The data shipping feature of the new version provides the following two shipping modes:
  • Real Time: reads data from the Logstore and ships the data to MaxCompute in real time.
  • Batch Shipping: reads the data that is generated 5 to 10 minutes earlier than the current time from the Logstore and ships the data to MaxCompute in a batch.
    If you set the Shipping Mode parameter to Batch Shipping, you can set the Start At or End Time parameter in the Start Time Range section only to a point in time that is a multiple of 5 minutes. For example, 2022-05-24 16:35:00 is a valid start time or end time, whereas 2022-05-24 16:36:00 is not. MaxCompute shipping mode
    You can ship the data of the __unique_id__ and __receive_time__ fields in batch shipping mode.
    • The value of the __unique_id__ field is a unique 64-bit string that is used to identify a log.

      If you want to ship the data of the __unique_id__ field, you can add this field only in the MaxCompute Common Column parameter.

    • The value of the __receive_time__ field indicates the time when a log is received by Log Service. You can use a partition format to configure the format of the value of the __receive_time__ field. The time can be accurate to 30 minutes. For more information about the time partition format, see References.

      If you want to ship the data of the __receive_time__ field, you can add this field only in the MaxCompute Partition Column parameter.

References

  • __partition_time__ field

    In most cases, MaxCompute filters data by time or uses the timestamp of a log as a partition field.

    • Format

      The value of the __partition_time__ field is calculated based on the value of the __time__ field in Log Service. The value is a time string that is generated based on the time zone and partition time format. The value of the date partition key column is specified based on an interval of 1,800 seconds. This prevents the number of partitions in a single MaxCompute table from exceeding the limit.

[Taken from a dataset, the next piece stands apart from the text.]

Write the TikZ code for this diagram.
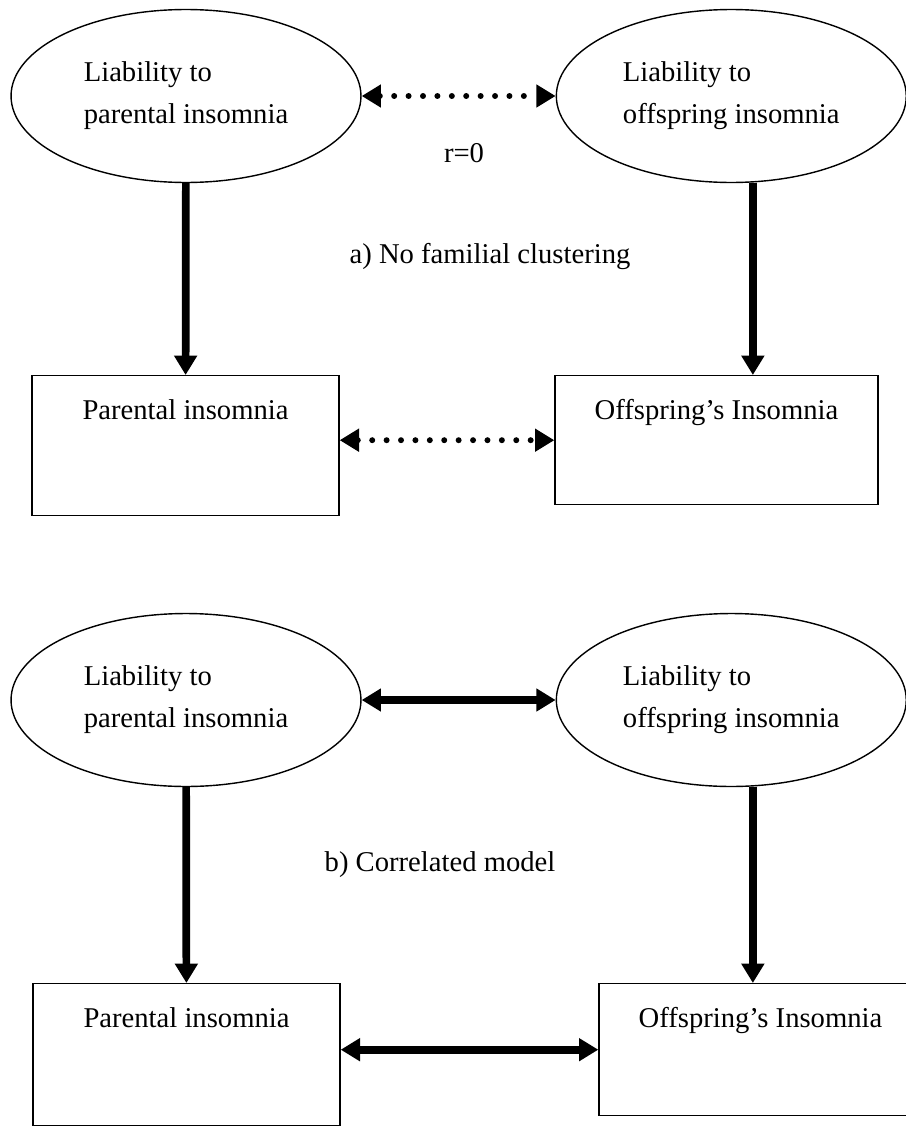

      For example, if the timestamp of a log in Log Service is 27/Jan/2022 20:50:13 +0800, Log Service calculates the value of the __time__ field based on the timestamp. The value is a UNIX timestamp of 1643287813. The following table describes the values of the time partition column in different configurations.
      Partition Format __partition_time__
      %Y_%m_%d_%H_%M_00 2022_01_27_20_30_00
      %Y_%m_%d_%H_%M 2022_01_27_20_30
      %Y%m%d 20220127
    • Usage
      You can use the __partition_time__ field to filter data to prevent a full-table scan. For example, you can execute the following query statement to query the log data of January 26, 2022:
      select * from {ODPS_TABLE_NAME} where log_partition_time >= "2022_01_26" and log_partition_time < "2022_01_27";
  • __extract_others__ and __extract_others_all__ fields
    • The value of the __extract_others__ field contains all fields that are not mapped, excluding the __topic__, __tag__:*, and __source__ fields.
    • The value of the __extract_others_all__ field contains all fields that are not mapped, including the __topic__, __tag__:*, and __source__ fields.